José Quaresma
Reconfiguração simbólica e artística da realidade humana numa “Tabanka”
A série de registos fotográficos que temos a oportunidade de observar em Pooja Magma, interpela-nos com uma força simultaneamente plástica e antropológica, constituindo um conjunto de obras de rara frescura e autenticidade. Contudo, só por si, esta indicação pouco ou nada adianta às fotografias exibidas, se não nos detivermos na especificidade do envolvimento estético e humano da autora em relação às pessoas e lugares focalizados.
Na obra A Luta pelo Reconhecimento de Axel Honneth (autor contemporâneo dos domínios da filosofia e antropologia social), deparamo-nos com três possibilidades motivadoras da reivindicação de «confiança em si» (1), «respeito por si» (2), e «estima de si» (3), uma vez transgredidas pelo outro, individual ou colectivo, no sentido de retirar ou diminuir liberdade para agir de um sujeito ou comunidade nas três dimensões acima apresentadas.

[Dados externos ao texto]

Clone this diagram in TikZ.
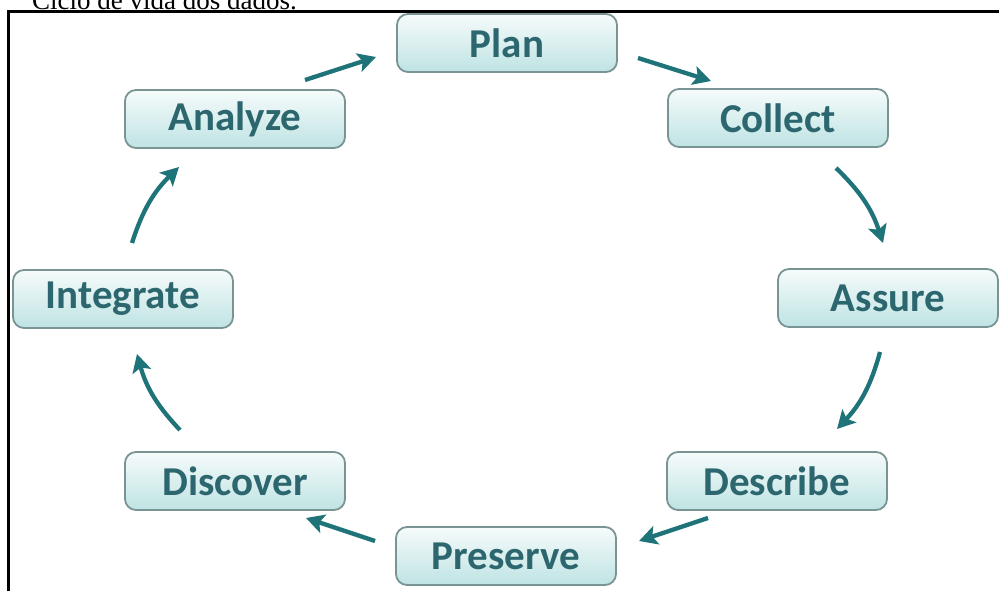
\documentclass[tikz,border=0pt]{standalone}
\usepackage{fontspec}
\setmainfont{Liberation Serif}
\newfontfamily\boxfont{Carlito}
\usetikzlibrary{arrows.meta}
\definecolor{boxtext}{HTML}{2C666E}
\definecolor{boxline}{HTML}{7A9494}
\definecolor{boxtop}{HTML}{F6FBFB}
\definecolor{boxbot}{HTML}{BFE3E3}
\definecolor{arrowcol}{HTML}{1F7479}
\tikzset{
  stagebox/.style={draw=boxline, line width=1.8pt, rounded corners=11pt,
    top color=boxtop, bottom color=boxbot, minimum width=220pt, minimum height=58pt,
    inner sep=0pt, text=boxtext, font=\boxfont\bfseries\fontsize{41}{43}\selectfont},
  cyclearrow/.style={draw=arrowcol, line width=4.3pt,
    -{Stealth[length=18pt,width=19pt,inset=4pt]}},
}
\begin{document}
\begin{tikzpicture}[x=1pt,y=-1pt]
\clip (0,0) rectangle (999,590);
\fill[white] (0,0) rectangle (999,590);
% caption, cut by the top edge
\node[anchor=base west, inner sep=0pt, font=\fontsize{27}{30}\selectfont] (caption) at (32,9) {Ciclo de vida dos dados.};
% frame
\draw[line width=3pt] (8.5,600) -- (8.5,11.5) -- (1010,11.5);
% boxes
\node[stagebox] (plan) at (507,43) {Plan};
\node[stagebox] (collect) at (778,118) {Collect};
\node[stagebox] (assure) at (888,298) {Assure};
\node[stagebox] (describe) at (777,481) {Describe};
\node[stagebox] (preserve) at (506,556) {Preserve};
\node[stagebox] (discover) at (235,481) {Discover};
\node[stagebox] (integrate) at (123,299) {Integrate};
\node[stagebox] (analyze) at (235,119) {Analyze};
% arrow ends
\coordinate (a1s) at (305,80);  \coordinate (a1e) at (376,57);
\coordinate (a2s) at (638,58);  \coordinate (a2e) at (711,81);
\coordinate (a3s) at (836,168); \coordinate (a3e) at (883,243);
\coordinate (a4s) at (880,352); \coordinate (a4e) at (837,429);
\coordinate (a5s) at (708,518); \coordinate (a5e) at (639,541);
\coordinate (a6s) at (375,541); \coordinate (a6e) at (306,518);
\coordinate (a7s) at (180,430); \coordinate (a7e) at (137,354);
\coordinate (a8s) at (132,243); \coordinate (a8e) at (179,167);
\draw[cyclearrow] (a1s) -- (a1e);
\draw[cyclearrow] (a2s) -- (a2e);
\draw[cyclearrow] (a3s) to[bend left=14] (a3e);
\draw[cyclearrow] (a4s) to[bend left=14] (a4e);
\draw[cyclearrow] (a5s) -- (a5e);
\draw[cyclearrow] (a6s) -- (a6e);
\draw[cyclearrow] (a7s) to[bend left=14] (a7e);
\draw[cyclearrow] (a8s) to[bend left=14] (a8e);
\end{tikzpicture}
\end{document}
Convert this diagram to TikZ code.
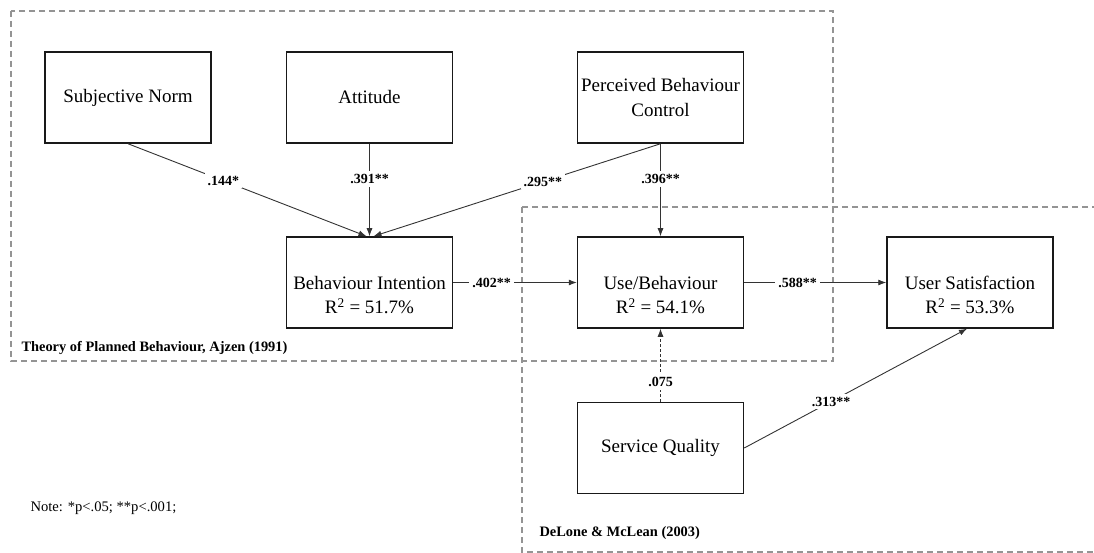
\documentclass[tikz,border=0pt]{standalone}
\usepackage{fontspec}
\setmainfont{Liberation Serif}
\usetikzlibrary{arrows.meta}
\tikzset{
  construct/.style={draw=black!90, line width=1.5pt, minimum width=166pt, minimum height=91pt,
    inner xsep=0pt, align=center, font=\fontsize{19}{24.5}\selectfont},
  path/.style={draw=black!80, line width=0.9pt, -{Latex[length=8pt,width=6pt]}},
  coef/.style={fill=white, inner sep=3pt, font=\fontsize{14}{16}\selectfont\bfseries},
  region/.style={draw=black!42, line width=1.2pt, dash pattern=on 6pt off 4pt},
}
\begin{document}
\begin{tikzpicture}[x=1pt,y=-1pt]
\useasboundingbox (0,0) rectangle (1094,553);
\clip (0,0) rectangle (1094,553);
% model regions
   \draw[region] (11,11) rectangle (833,361);
   \draw[region] (522,207) rectangle (1110,552);
   \node[anchor=west, font=\fontsize{14.4}{16}\selectfont\bfseries] at (18,348) (tpb) {Theory of Planned Behaviour, Ajzen (1991)};
   \node[anchor=west, font=\fontsize{14.4}{16}\selectfont\bfseries] at (536,533) (dm) {DeLone \& McLean (2003)};
   \node[anchor=west, font=\fontsize{14.6}{16}\selectfont] at (27,508) (note) {Note: *p<.05; **p<.001;};
% constructs
   \node[construct] at (128,97.5) (SN) {Subjective Norm};
   \node[construct] at (369.5,97.5) (ATT) {Attitude};
   \node[construct] at (660.5,97.5) (PBC) {Perceived Behaviour\\Control};
   \node[construct] at (369.5,282.5) (BI) {~\\[14pt]Behaviour Intention\\R\textsuperscript{2} = 51.7\%};
   \node[construct] at (660.5,282.5) (UB) {~\\[14pt]Use/Behaviour\\R\textsuperscript{2} = 54.1\%};
   \node[construct] at (970,282.5) (US) {~\\[14pt]User Satisfaction\\R\textsuperscript{2} = 53.3\%};
   \node[construct] at (660.5,448) (SQ) {Service Quality};
% paths
   \draw[path] (SN.south) -- ([xshift=-3pt]BI.north) node[coef,pos=.4] {.144*};
   \draw[path] (ATT.south) -- (BI.north) node[coef,pos=.38] {.391**};
   \draw[path] (PBC.south) -- ([xshift=4pt]BI.north) node[coef,pos=.41] {.295**};
   \draw[path] (PBC.south) -- (UB.north) node[coef,pos=.38] {.396**};
   \draw[path] (BI.east) -- (UB.west) node[coef,pos=.31] {.402**};
   \draw[path] (UB.east) -- (US.west) node[coef,pos=.375] {.588**};
   \draw[path, dash pattern=on 3pt off 2pt] (SQ.north) -- (UB.south) node[coef,pos=.27] {.075};
   \draw[path] (SQ.east) -- ([xshift=-3pt]US.south) node[coef,pos=.39] {.313**};
\end{tikzpicture}
\end{document}
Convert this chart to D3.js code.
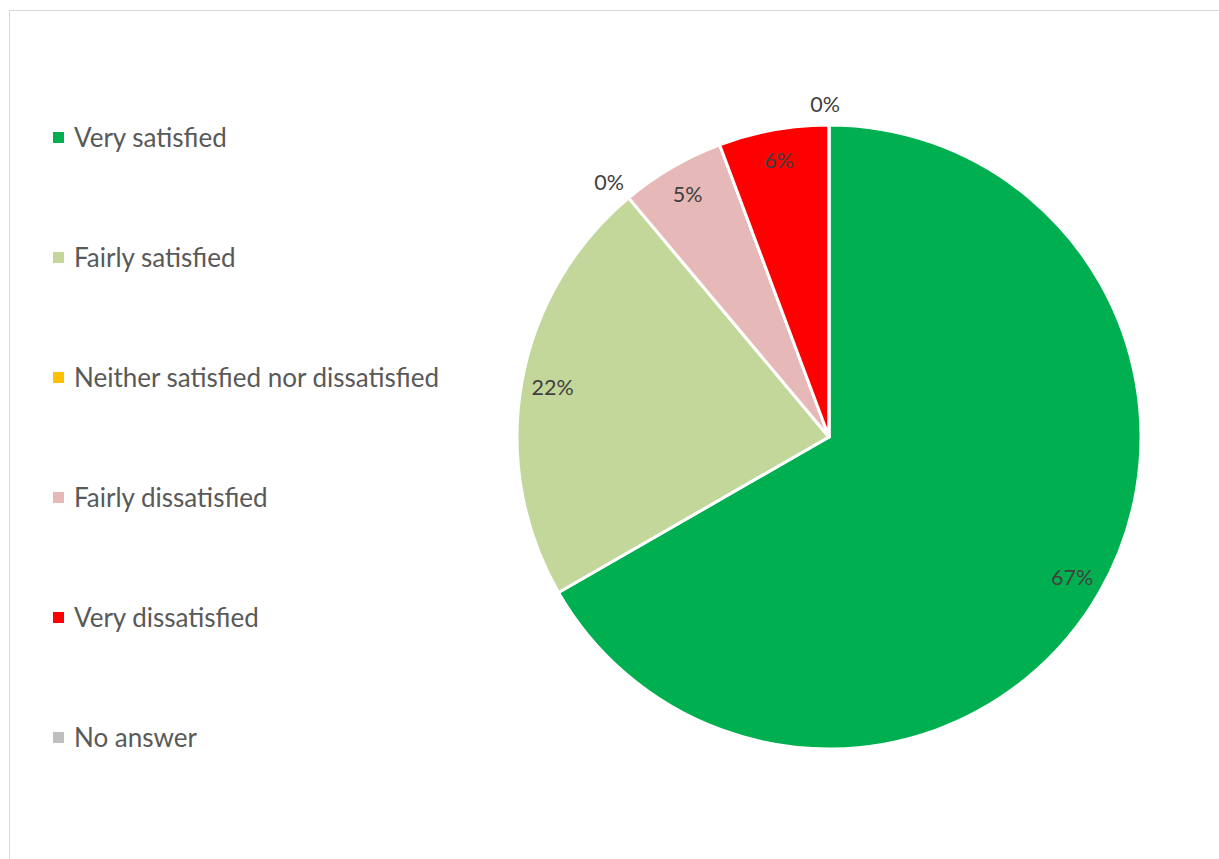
<!DOCTYPE html>
<html><head><meta charset="utf-8">
<script src="https://cdn.jsdelivr.net/npm/d3@7"></script>
<style>html,body{margin:0;padding:0;background:#fff;overflow:hidden}</style>
</head><body>
<svg id="chart" width="1219" height="859"></svg>
<script>
const categories = ["Very satisfied","Fairly satisfied","Neither satisfied nor dissatisfied","Fairly dissatisfied","Very dissatisfied","No answer"];
const values = [0.667, 0.222, 0, 0.054, 0.057, 0];
const colors = ["#00B050","#C4D79B","#FFC000","#E6B9B8","#FF0000","#BFBFBF"];

const svg = d3.select("#chart");
const W = 1219, H = 859;
svg.append("rect").attr("x",9.5).attr("y",10.5).attr("width",W).attr("height",H+50)
  .attr("fill","none").attr("stroke","#d9d9d9").attr("stroke-width",1);

const cx = 829, cy = 437, R = 312;
const data = categories.map((c,i)=>({name:c, value:values[i], color:colors[i]}));
const pie = d3.pie().sort(null).value(d=>d.value);
const arcs = pie(data);
const arc = d3.arc().innerRadius(0).outerRadius(R);
const g = svg.append("g").attr("transform",`translate(${cx},${cy})`);
g.selectAll("path").data(arcs).join("path")
  .attr("d",arc).attr("fill",d=>d.data.color)
  .attr("stroke","#fff").attr("stroke-width",3).attr("stroke-linejoin","round");

const inArc = d3.arc().innerRadius(R*0.9).outerRadius(R*0.9);
const outArc = d3.arc().innerRadius(R+24).outerRadius(R+24);
const fmt = d3.format(".0%");
g.selectAll("text.lbl").data(arcs).join("text").attr("class","lbl")
  .attr("transform",d=>{
    const p = (d.data.value>0?inArc:outArc).centroid(d);
    if (d.data.value===0) { p[0] -= 4; p[1] += 3; }
    return `translate(${p})`;
  })
  .attr("text-anchor","middle").attr("dy","0.35em")
  .attr("font-family","Lato, 'Open Sans', sans-serif").attr("font-size",21.5)
  .attr("fill","#404040")
  .text(d=>fmt(d.data.value));

const leg = svg.append("g");
const items = leg.selectAll("g").data(data).join("g")
  .attr("transform",(d,i)=>`translate(53,${137.5+i*120})`);
items.append("rect").attr("x",0).attr("y",-5.5).attr("width",11).attr("height",11).attr("fill",d=>d.color);
items.append("text").attr("x",21).attr("dy","0.35em")
  .attr("font-family","Lato, 'Open Sans', sans-serif").attr("font-size",26)
  .attr("fill","#595959").text(d=>d.name);
</script>
</body></html>
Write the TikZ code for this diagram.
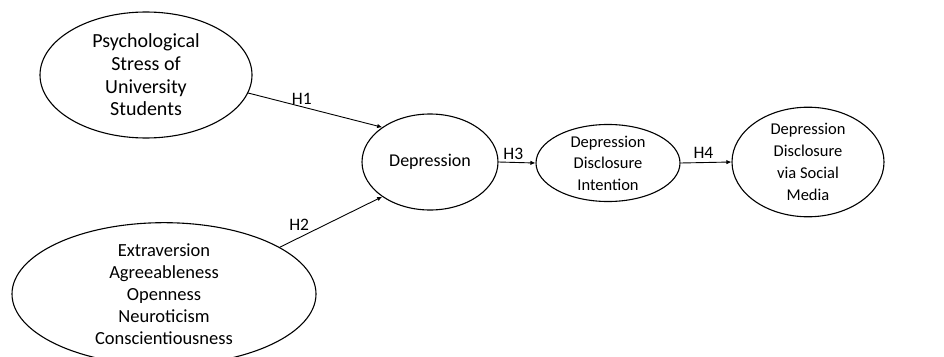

A primeira reivindicação é despoletada quando a integralidade física e moral de uma pessoa sai diminuída de uma determinada interacção; a segunda, quando se verifica uma desconsideração pelos direitos cívicos elementares de um sujeito ou comunidade; a terceira, quando a qualidade e a capacidade de um indivíduo ou conjunto de indivíduos para criar, pensar, ou produzir juízos sobre a realidade, é desconsiderada por via de um propósito externo de iniquidade, preconceito, ou outro procedimento dito de instrumentalizador (à luz da classificação habermasiana, uma “acção teleológica e instrumental”).
Nas composições fotográficas de Ana Telhado, para além da beleza estética das propostas que nos apresenta (a força emergente dos personagens, a limpidez do Preto e Branco, a flutuação do feminino no horizonte telúrico que as cerca a elas e a nós, entre outras virtualidades tornadas manifestas pela autora), não podemos deixar de considerar, sendo esta uma linha hermenêutico-estética tão legítima como outra qualquer, que as três possibilidades de diminuição da liberdade para agir, enunciadas pelo autor alemão, estão aqui patenteadas esteticamente.
De facto, a nosso ver, esta produção fotográfica como que se ergue à maneira de uma ponte que nos coloca numa atitude de contempladores tensos de uma reconfiguração simbólica daquele mundo (Tabanka) experienciado de muito perto, durante três meses, pela Ana Telhado, sendo que a «Luta pelo reconhecimento» se recobre de qualidades plásticas tendentes a tornar ainda mais visível a condição do feminino, a condição de uma cultura exteriormente eclipsada, da frágil subsistência, ou outras.